July’s Buzz:

CAN YOU SELL A TREATMENT?
(Copyright 2002)

By
Kathryn McCullough

Screenwriters often wonder if it is effective to develop an outline or treatment as a selling tool. The trades are cluttered with notices of writers who have sold pitches, which are essentially abbreviated verbal outlines. It is also true that beat outlines and treatments are often part of a writing assignment deal (in order to enable the producers and studio executives to monitor and have input on the development of a story).

Therefore, many writers feel that it is worth trying to sell a treatment first, to save oneself the trouble of writing a script. Yet, the work a writer is likely to put into a treatment, and the effort it will take to get an agent or producer to read it, will often equal or exceed what it would take to just write the script. And just writing the script is much more likely to lead to success.

Treatments and outlines are very useful tools -- for the writer. It is important to have a road map of your script before you begin, so that you can avoid getting off on too many side trips as you develop your story. For the unproduced writer, however, a treatment is useless as a selling tool. With rare exceptions, the writers who do sell pitches are produced and/or professionally established screenwriters, or they have an established producer attached to the project. The response by a reader or executive to a treatment submitted by a new writer is almost always rejection, because no matter how good the idea, it is impossible to judge the project’s merits without a completed script.

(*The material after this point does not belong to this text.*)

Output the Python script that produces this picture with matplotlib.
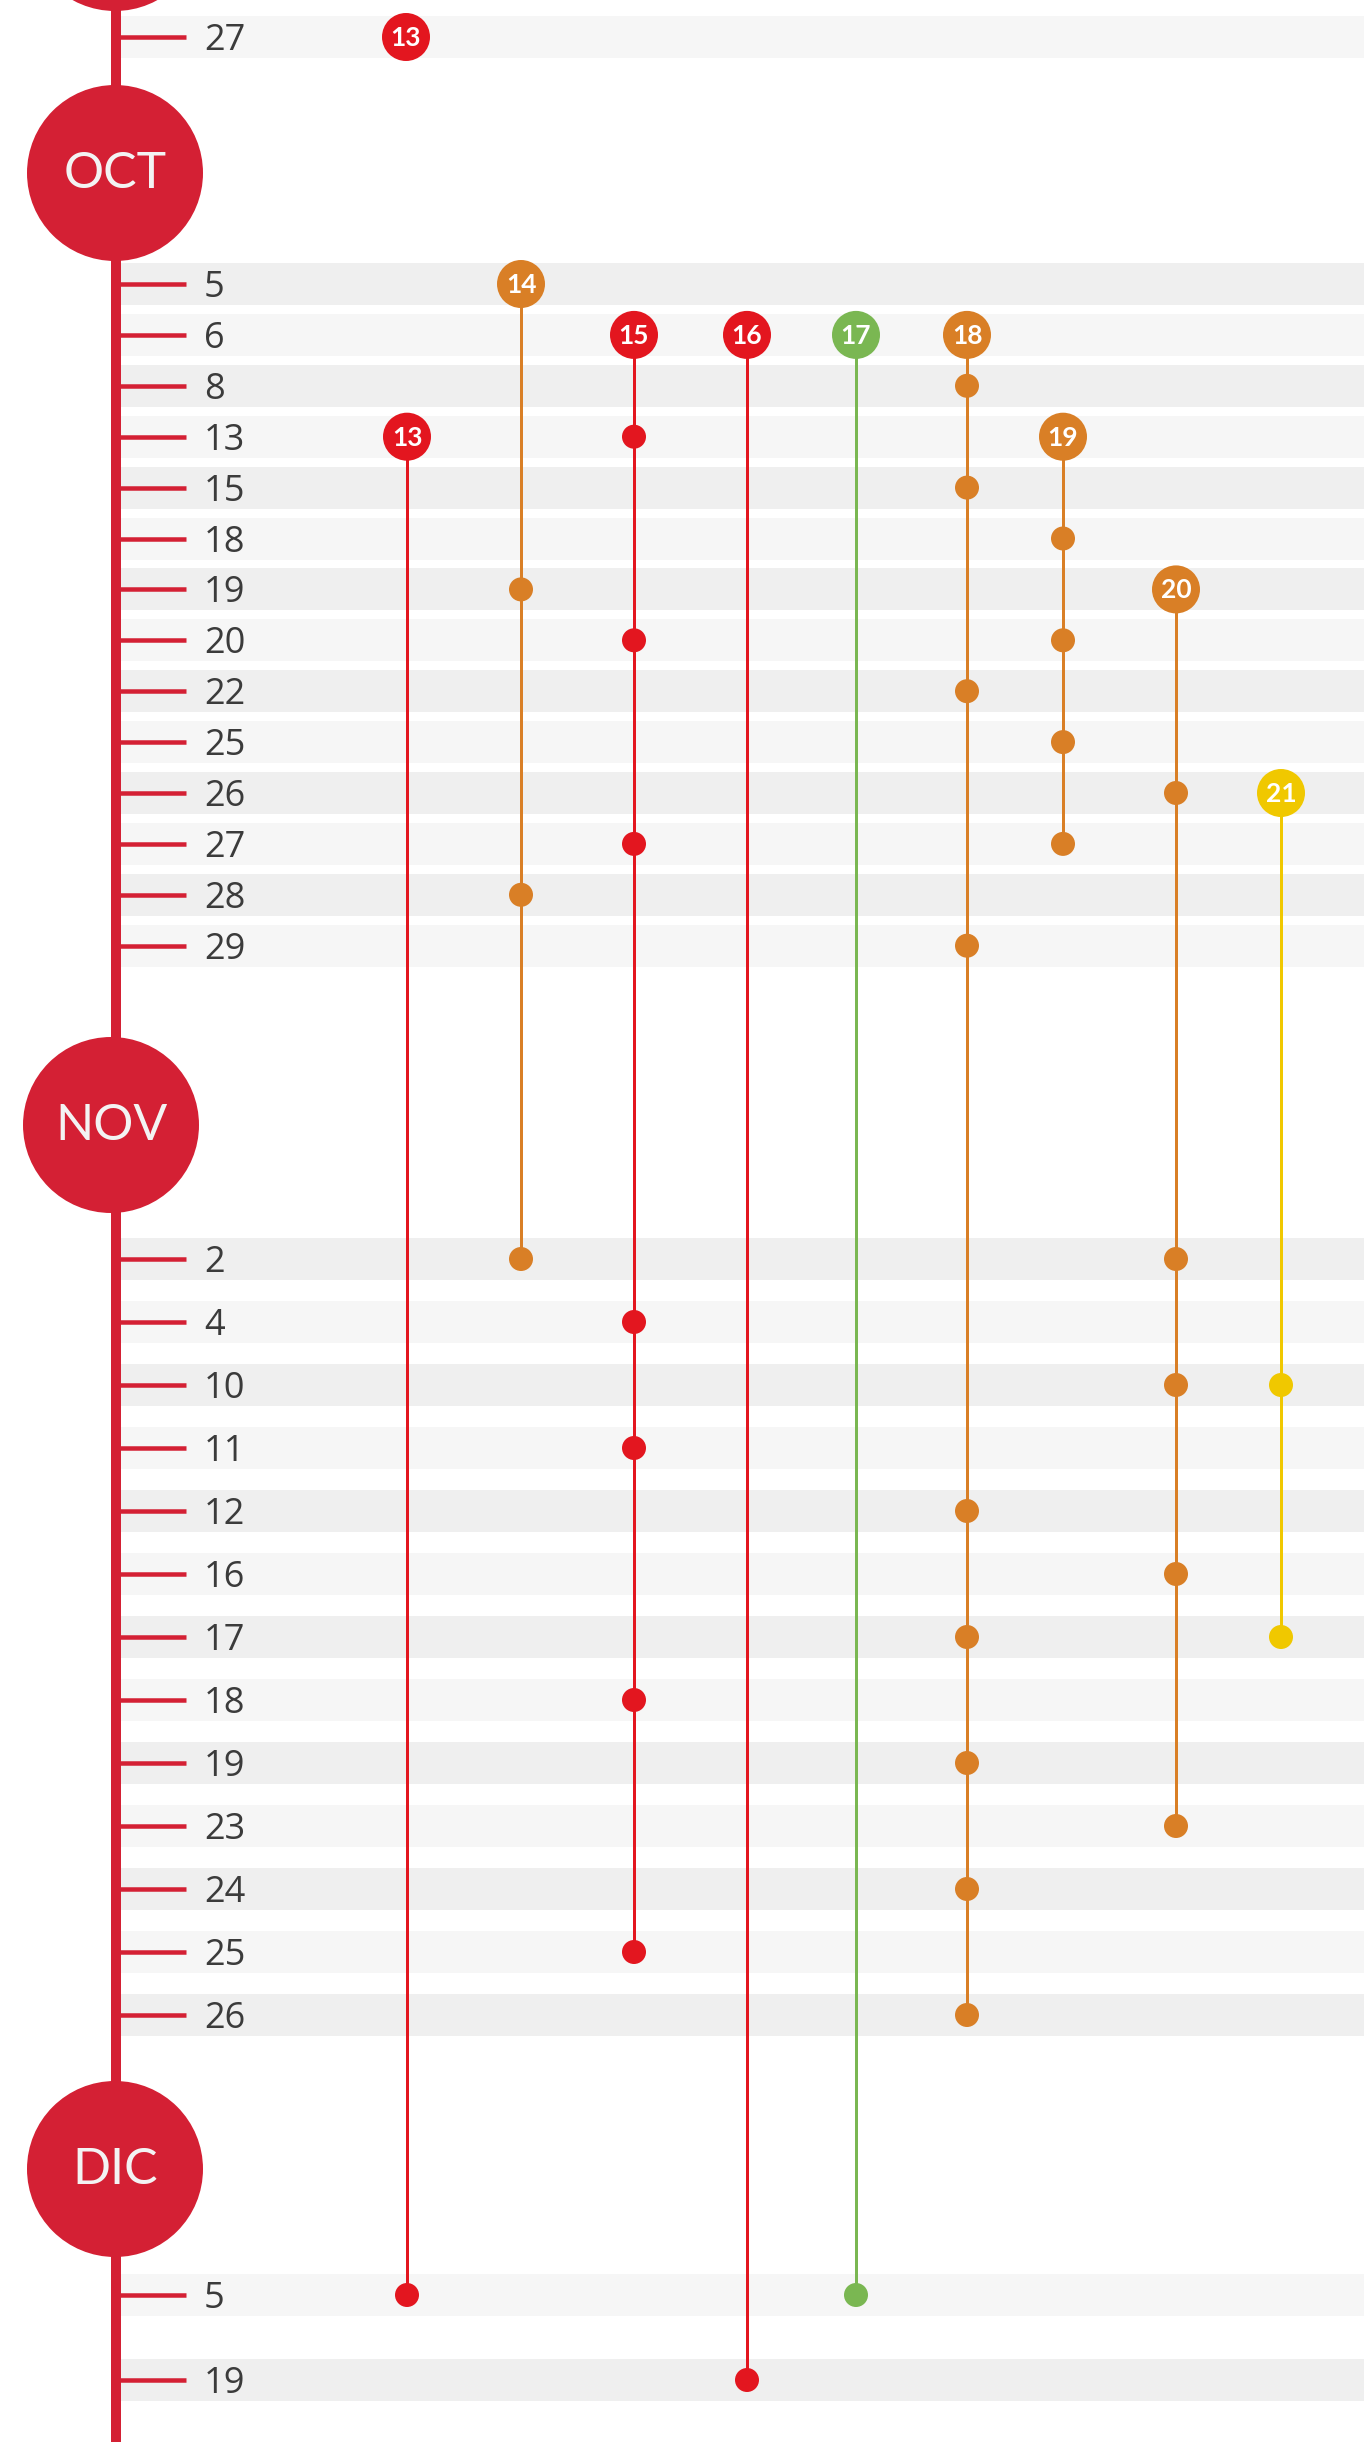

It is the execution that brings a story to life. The development of the characters, the pacing of the plot, and the richness and authenticity of the dialogue, are all aspects of a screenplay, not a treatment. This is why there can be so many movies with similar or even identical concepts, yet some will be great and some will be awful.

In my many years of reading, I have only recommended one treatment, and that was a proposal for a non-fiction book. That proposal was bought for film adaptation, but it is worth noting that although the purchase was made about eight years ago, the project has yet to hit the screen. On the other hand, almost every screenplay I’ve recommended, no matter how overtly uncommercial or “small,” has eventually found life as a film, either in the theater or on television. This is because a great script is instantly recognized by anyone who reads it as a great movie. A great outline or treatment is not yet movie; it is just the bare bones idea for one.

If you consider yourself a screenwriter, then go ahead and write the screenplay.